Six interactive Jupyter notebooks under examples/notebooks/ for single-GPU exploration. All use tiny 1–5M-param configs sized for interactive use — each runs end-to-end in well under a minute, except notebook 5 (optimizer comparison, ~2 min).

Every notebook opens with the same header:

  • Objectives — what you’ll learn

  • Requirements — hardware, data, prerequisites

  • Runtime — approximate wall time for Run All

Running

From the repo root:

uv run jupyter lab examples/notebooks/

Or execute a single notebook non-interactively:

uv run jupyter nbconvert --to notebook --execute \
  examples/notebooks/01_inspect_model.ipynb

Catalogue

#

Notebook

What it shows

1

01_inspect_model.ipynb

Build a model from ModelConfig, inspect layer shapes, run a forward pass

2

02_attention_visualization.ipynb

Capture attention weights per layer and head, plot heatmaps

3

03_activation_extraction.ipynb

Extract intermediate activations via ActivationStore and extract_representations(), save to .npz

4

04_checkpoint_analysis.ipynb

Train a tiny model, save a checkpoint, load it back, generate text

5

05_optimizer_comparison.ipynb

Train the same model with AdamW / Muon / Lion / Schedule-Free AdamW, plot loss curves

6

06_moe_routing.ipynb

Build an MoE model, visualize per-layer expert utilization

When to open which

  • Debugging a config: start with notebook 1 — it builds the model from your config and prints every layer’s shape.
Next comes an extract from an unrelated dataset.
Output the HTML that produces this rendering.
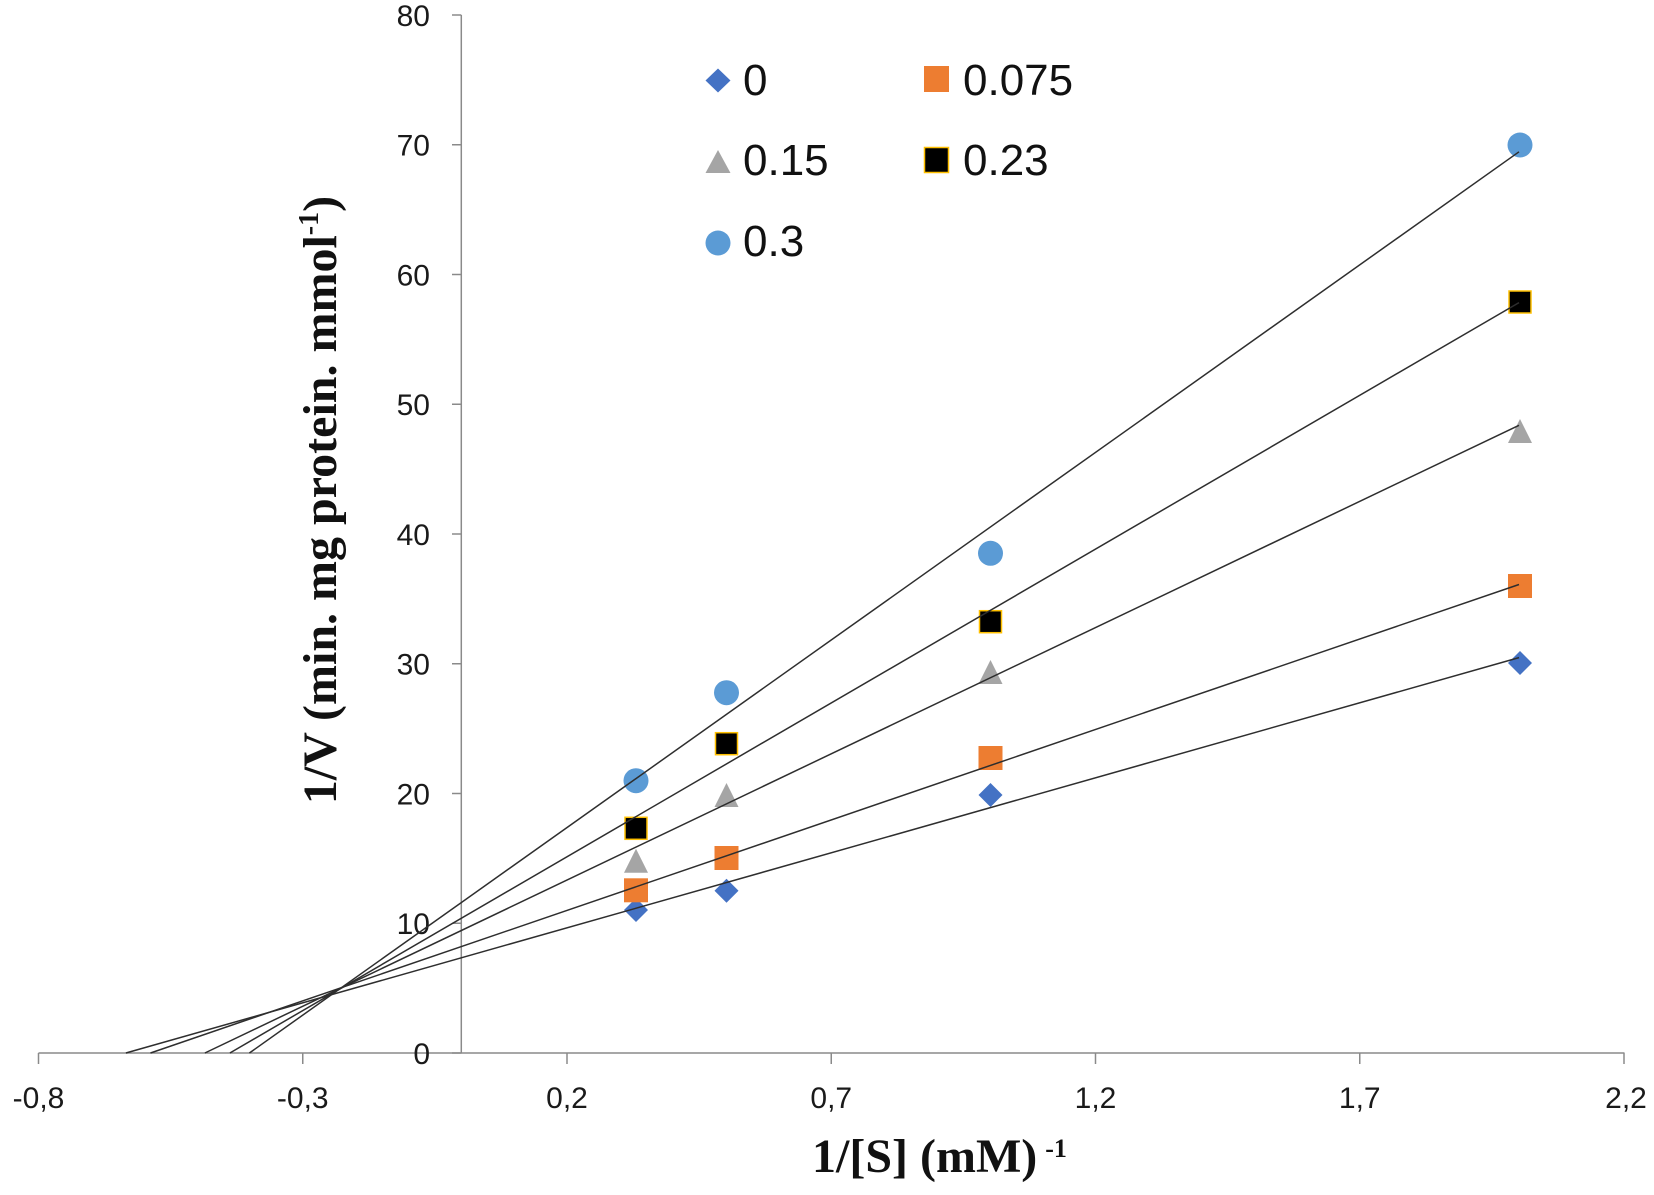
<!DOCTYPE html>
<html>
<head>
<meta charset="utf-8">
<style>
  html, body { margin: 0; padding: 0; background: #ffffff; }
  svg { display: block; }
  .tick { font-family: "Liberation Sans", "DejaVu Sans", sans-serif; font-size: 30px; fill: #1a1a1a; }
  .leg { font-family: "Liberation Sans", "DejaVu Sans", sans-serif; font-size: 44px; fill: #111; }
  .title { font-family: "Liberation Serif", "DejaVu Serif", serif; font-size: 48px; font-weight: bold; fill: #111; }
</style>
</head>
<body>
<svg width="1654" height="1195" viewBox="0 0 1654 1195" xmlns="http://www.w3.org/2000/svg">
  <rect x="0" y="0" width="1654" height="1195" fill="#ffffff"/>

  <!-- Axes -->
  <g stroke="#8a8a8a" stroke-width="1.5" fill="none">
    <line x1="461.3" y1="15" x2="461.3" y2="1053"/>
    <line x1="38.5" y1="1053" x2="1624.5" y2="1053"/>
    <!-- y ticks -->
    <line x1="452" y1="1053" x2="461.3" y2="1053"/>
    <line x1="452" y1="923.25" x2="461.3" y2="923.25"/>
    <line x1="452" y1="793.5" x2="461.3" y2="793.5"/>
    <line x1="452" y1="663.75" x2="461.3" y2="663.75"/>
    <line x1="452" y1="534" x2="461.3" y2="534"/>
    <line x1="452" y1="404.25" x2="461.3" y2="404.25"/>
    <line x1="452" y1="274.5" x2="461.3" y2="274.5"/>
    <line x1="452" y1="144.75" x2="461.3" y2="144.75"/>
    <line x1="452" y1="15" x2="461.3" y2="15"/>
    <!-- x ticks -->
    <line x1="38.5" y1="1053" x2="38.5" y2="1064"/>
    <line x1="302.75" y1="1053" x2="302.75" y2="1064"/>
    <line x1="567" y1="1053" x2="567" y2="1064"/>
    <line x1="831.25" y1="1053" x2="831.25" y2="1064"/>
    <line x1="1095.5" y1="1053" x2="1095.5" y2="1064"/>
    <line x1="1359.75" y1="1053" x2="1359.75" y2="1064"/>
    <line x1="1624" y1="1053" x2="1624" y2="1064"/>
  </g>

  <!-- Y tick labels -->
  <g class="tick" text-anchor="end">
    <text x="430" y="1063.8">0</text>
    <text x="430" y="934">10</text>
    <text x="430" y="804.3">20</text>
    <text x="430" y="674.5">30</text>
    <text x="430" y="544.8">40</text>
    <text x="430" y="415">50</text>
    <text x="430" y="285.3">60</text>
    <text x="430" y="155.5">70</text>
    <text x="430" y="25.8">80</text>
  </g>

  <!-- X tick labels -->
  <g class="tick" text-anchor="middle">
    <text x="38.5" y="1108">-0,8</text>
    <text x="302.75" y="1108">-0,3</text>
    <text x="567" y="1108">0,2</text>
    <text x="831.25" y="1108">0,7</text>
    <text x="1095.5" y="1108">1,2</text>
    <text x="1359.75" y="1108">1,7</text>
    <text x="1626" y="1108">2,2</text>
  </g>

  <!-- Markers: series 0 (diamond) -->
  <g fill="#4472C4">
    <polygon points="636,898 648,910 636,922 624,910"/>
    <polygon points="726.5,878.7 738.5,890.7 726.5,902.7 714.5,890.7"/>
    <polygon points="990.5,783 1002.5,795 990.5,807 978.5,795"/>
    <polygon points="1520,651 1532,663 1520,675 1508,663"/>
  </g>
  <!-- series 0.075 (orange square) -->
  <g fill="#ED7D31">
    <rect x="624" y="878.3" width="24" height="24"/>
    <rect x="714.5" y="846" width="24" height="24"/>
    <rect x="978.5" y="746" width="24" height="24"/>
    <rect x="1508" y="574" width="24" height="24"/>
  </g>
  <!-- series 0.15 (gray triangle) -->
  <g fill="#A5A5A5">
    <polygon points="636,848.7 648,872.7 624,872.7"/>
    <polygon points="726.5,783 738.5,807 714.5,807"/>
    <polygon points="990.5,660 1002.5,684 978.5,684"/>
    <polygon points="1520,419 1532,443 1508,443"/>
  </g>
  <!-- series 0.23 (black square, gold border) -->
  <g fill="#000000" stroke="#FFC000" stroke-width="1.5">
    <rect x="625" y="817.3" width="22" height="22"/>
    <rect x="715.5" y="732.7" width="22" height="22"/>
    <rect x="979.5" y="610.7" width="22" height="22"/>
    <rect x="1509" y="291" width="22" height="22"/>
  </g>
  <!-- series 0.3 (light blue circle) -->
  <g fill="#5B9BD5">
    <circle cx="636" cy="780.7" r="12.5"/>
    <circle cx="726.5" cy="692.7" r="12.5"/>
    <circle cx="990.5" cy="553.3" r="12.5"/>
    <circle cx="1520" cy="145" r="12.5"/>
  </g>

  <!-- Trendlines -->
  <g stroke="#2e2e2e" stroke-width="1.5" fill="none">
    <line x1="125.9" y1="1053" x2="1519" y2="657.6"/>
    <line x1="150.5" y1="1053" x2="1519" y2="584.5"/>
    <line x1="204.9" y1="1053" x2="1519" y2="425.3"/>
    <line x1="229.9" y1="1053" x2="1519" y2="302.6"/>
    <line x1="249.4" y1="1053" x2="1519" y2="151.8"/>
  </g>

  <!-- Legend -->
  <polygon points="718,68.5 730.5,80.5 718,92.5 705.5,80.5" fill="#4472C4"/>
  <text class="leg" x="743" y="95">0</text>
  <rect x="924" y="66" width="25" height="26" fill="#ED7D31"/>
  <text class="leg" x="963" y="95">0.075</text>

  <polygon points="718,150 730.5,173 705.5,173" fill="#A5A5A5"/>
  <text class="leg" x="743" y="175">0.15</text>
  <rect x="924.5" y="147.5" width="24" height="25" fill="#000000" stroke="#FFC000" stroke-width="1.5"/>
  <text class="leg" x="963" y="175">0.23</text>

  <circle cx="718" cy="243" r="12.5" fill="#5B9BD5"/>
  <text class="leg" x="743" y="256">0.3</text>

  <!-- Axis titles -->
  <text class="title" x="812" y="1172">1/[S] (mM)<tspan font-size="26" dx="8" dy="-15">-1</tspan></text>

  <text class="title" transform="translate(336,500) rotate(-90)" text-anchor="middle">1/V (min. mg protein. mmol<tspan font-size="28" dy="-18">-1</tspan><tspan dy="18">)</tspan></text>
</svg>
</body>
</html>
  • Interpretability setup: notebooks 2 and 3 cover the attention-capture and activation-extraction APIs you’ll use in a larger probing pipeline.

  • Checkpoint round-trips: notebook 4 is the minimal reproduction of “train → save → load → generate” that you can adapt for evaluating any checkpoint.

  • Optimizer ablations: notebook 5 is the reference pattern for a controlled comparison with per-optimizer LR sweeps.

  • MoE diagnostics: notebook 6 shows how to read get_expert_counts() output and spot dead or hot experts.

Requirements

  • 1 GPU (falls back to CPU where possible, but attention and training are slow).

  • Project dev dependencies installed via uv sync from the repo root.

Notebook outputs are stripped on commit (via the nbstripout pre-commit hook) to keep diffs clean, so you’ll always see empty outputs until you run them.

Note

These notebooks are meant to be run, not just read. The Sphinx site does not execute them or embed their outputs — open them in JupyterLab.